Mamali Shafahi

Overview

A recurrent thread running through Mamali's projects since his first performances in France in the early 2000s has been a focus on transgression and testing limits, involving a reversal of roles between artist and others - participants, the public, and most recently his parents - to see how far the latter will go in their new role as protagonist. Artists have special powers: to take part in an art project, people can be persuaded to step far outside their usual perimeters, abandoning constraints, questioning taboos, challenging their preconceptions… The roles of artist and model, producer and consumer, subject and object, dominator and subordinate... are thus perverted. The participant or viewer takes an active role and the artist loses absolute control over the finished experience: artists and participants are changed or even transformed - in some cases, for life. This process of interaction, the blurring of boundaries between the artist and others, the shifting locus of power, the potentially perverse possibilities it opens up, underpin all of Mamali's practice, whatever the issue he is investigating: taboo and breaking taboos, narcissism and voyeurism, intergenerational exchange, domestic perversity, addiction and self-destruction, the impact of new technologies and 'post-body' immortality…

Works
Biography

Mamali Shafahi (B.1982), lives in Amsterdam and Paris) is a film-maker and video installation artist.

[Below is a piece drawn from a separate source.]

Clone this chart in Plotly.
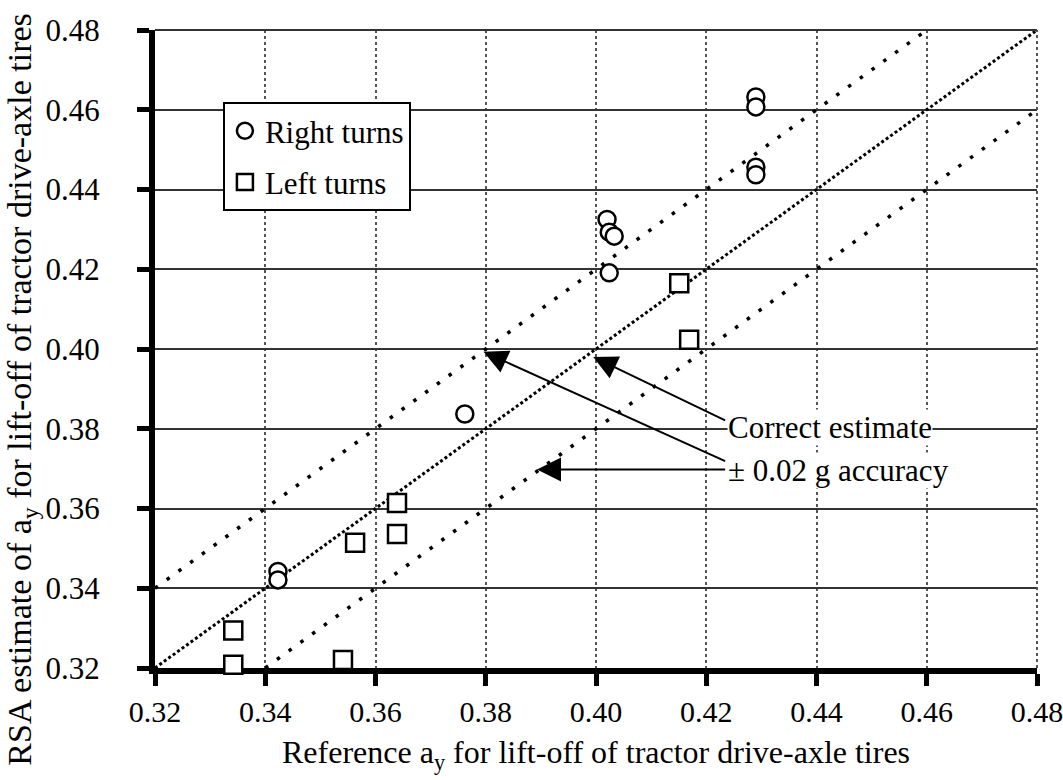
import plotly.graph_objects as go

# Reference lateral acceleration at drive-axle lift-off vs. the RSA estimate
right_ref = [0.4290, 0.4290, 0.4290, 0.4290, 0.4020, 0.4024, 0.4033, 0.4024, 0.3762, 0.3423, 0.3423]
right_rsa = [0.4632, 0.4607, 0.4456, 0.4437, 0.4325, 0.4293, 0.4283, 0.4191, 0.3837, 0.3442, 0.3421]

left_ref = [0.4151, 0.4169, 0.3639, 0.3639, 0.3563, 0.3342, 0.3342, 0.3541]
left_rsa = [0.4165, 0.4023, 0.3614, 0.3536, 0.3514, 0.3294, 0.3208, 0.3220]

axis_min, axis_max = 0.32, 0.48
tolerance = 0.02
tick_vals = [0.32, 0.34, 0.36, 0.38, 0.40, 0.42, 0.44, 0.46, 0.48]
tick_text = ["0.32", "0.34", "0.36", "0.38", "0.40", "0.42", "0.44", "0.46", "0.48"]

FONT = "'Liberation Serif', 'Times New Roman', Times, serif"
NBSP = "\u00a0"

fig = go.Figure()

# Correct-estimate line and the +/- tolerance band
fig.add_trace(go.Scatter(
    x=[axis_min, axis_max], y=[axis_min, axis_max], mode="lines",
    line=dict(color="black", width=3, dash="3px,2.5px"),
    showlegend=False, hoverinfo="skip"))
fig.add_trace(go.Scatter(
    x=[axis_min, axis_max - tolerance], y=[axis_min + tolerance, axis_max], mode="lines",
    line=dict(color="black", width=3.5, dash="3.5px,11px"),
    showlegend=False, hoverinfo="skip"))
fig.add_trace(go.Scatter(
    x=[axis_min + tolerance, axis_max], y=[axis_min, axis_max - tolerance], mode="lines",
    line=dict(color="black", width=3.5, dash="3.5px,11px"),
    showlegend=False, hoverinfo="skip"))

fig.add_trace(go.Scatter(
    x=right_ref, y=right_rsa, mode="markers", name="Right turns",
    legendgroup="right",
    marker=dict(symbol="circle", size=17, color="white", line=dict(width=2.5, color="black")),
    cliponaxis=False))
fig.add_trace(go.Scatter(
    x=left_ref, y=left_rsa, mode="markers", name="Left turns",
    legendgroup="left",
    marker=dict(symbol="square", size=18, color="white", line=dict(width=2.5, color="black")),
    cliponaxis=False))

# Callout labels and arrows
label_x = 0.4237
arrow_style = dict(xref="x", yref="y", axref="x", ayref="y", text="", showarrow=True,
                   arrowhead=2, arrowsize=2.4, arrowwidth=2, arrowcolor="black")
fig.add_annotation(x=0.3995, y=0.398, ax=label_x, ay=0.3819, **arrow_style)
fig.add_annotation(x=0.3796, y=0.3993, ax=label_x, ay=0.3717, **arrow_style)
fig.add_annotation(x=0.3893, y=0.3698, ax=label_x, ay=0.3698, **arrow_style)
fig.add_annotation(x=label_x, y=0.3803, xref="x", yref="y", text="Correct estimate",
                   showarrow=False, xanchor="left", bgcolor="white", borderpad=0,
                   font=dict(family=FONT, size=31, color="black"))
fig.add_annotation(x=label_x, y=0.3695, xref="x", yref="y", text="± 0.02 g accuracy",
                   showarrow=False, xanchor="left", bgcolor="white", borderpad=0,
                   font=dict(family=FONT, size=31, color="black"))

# Axis titles
fig.add_annotation(x=-0.151, y=0.436, xref="paper", yref="paper", textangle=-90,
                   text="RSA estimate of a<sub>y</sub> for lift-off of tractor drive-axle tires",
                   showarrow=False, xanchor="center", yanchor="middle",
                   font=dict(family=FONT, size=34, color="black"))
fig.add_annotation(x=0.5, y=-0.136, xref="paper", yref="paper",
                   text="Reference a<sub>y</sub> for lift-off of tractor drive-axle tires",
                   showarrow=False, xanchor="center", yanchor="middle",
                   font=dict(family=FONT, size=32, color="black"))

# Thin frame on the top and right edges
fig.add_shape(type="line", xref="paper", yref="paper", x0=0, x1=1, y0=1, y1=1,
              line=dict(color="#333", width=2))
fig.add_shape(type="line", xref="paper", yref="paper", x0=1, x1=1, y0=0, y1=1,
              line=dict(color="#555", width=2, dash="dot"))

fig.update_xaxes(
    range=[axis_min, axis_max], tickvals=tick_vals, ticktext=tick_text,
    showgrid=True, gridcolor="#555", gridwidth=1.5, griddash="dot",
    showline=True, linecolor="black", linewidth=6, layer="below traces",
    ticks="outside", ticklen=12, tickwidth=5, tickcolor="black",
    ticklabeloverflow="allow", automargin=False,
    tickfont=dict(family=FONT, size=30, color="black"),
    zeroline=False)
fig.update_yaxes(
    range=[axis_min, axis_max], tickvals=tick_vals, ticktext=[t + NBSP * 4 for t in tick_text],
    showgrid=True, gridcolor="#333", gridwidth=1.5,
    showline=True, linecolor="black", linewidth=6, layer="below traces",
    ticks="outside", ticklen=12, tickwidth=5, tickcolor="black",
    automargin=False,
    tickfont=dict(family=FONT, size=31, color="black"),
    zeroline=False)

fig.update_layout(
    width=1063, height=780,
    margin=dict(l=155, r=26, t=30, b=112),
    paper_bgcolor="white", plot_bgcolor="white",
    showlegend=True,
    legend=dict(x=0.077, y=0.887, xanchor="left", yanchor="top",
                bgcolor="white", bordercolor="black", borderwidth=2,
                font=dict(family=FONT, size=31, color="black"),
                traceorder="grouped", tracegroupgap=8,
                itemwidth=30),
)

fig.write_html("out.html")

His practice, varying from installation to sculpture and film, includes a deep fascination with the impact of emerging technologies on life and art. His early work in France, at the Paris-Cergy school of fine arts, focused on performance. He then produced a number of video installations, and his investigation of relationships between past, present, future and emerging technologies led to the V[i]Rology installation at the Mohsen Gallery, in 2017. From 2014 to 2017 he worked on an experimental docu-fiction film, Nature Morte, involving his parents as both actors and digital characters, screened at Art Rotterdam, in Taiwan and London. In 2019 he made an installation combining his father's drawings with his own installation, sculptures and the film for City Princes/ses at the Palais de Tokyo in Paris. His VR projects, with Ali Eslami, have featured at Het nieuwe instituut, Rotterdam, the Vancouver Biennale, IDFA film festival in Amsterdam and CPH DOX, Copenhagen.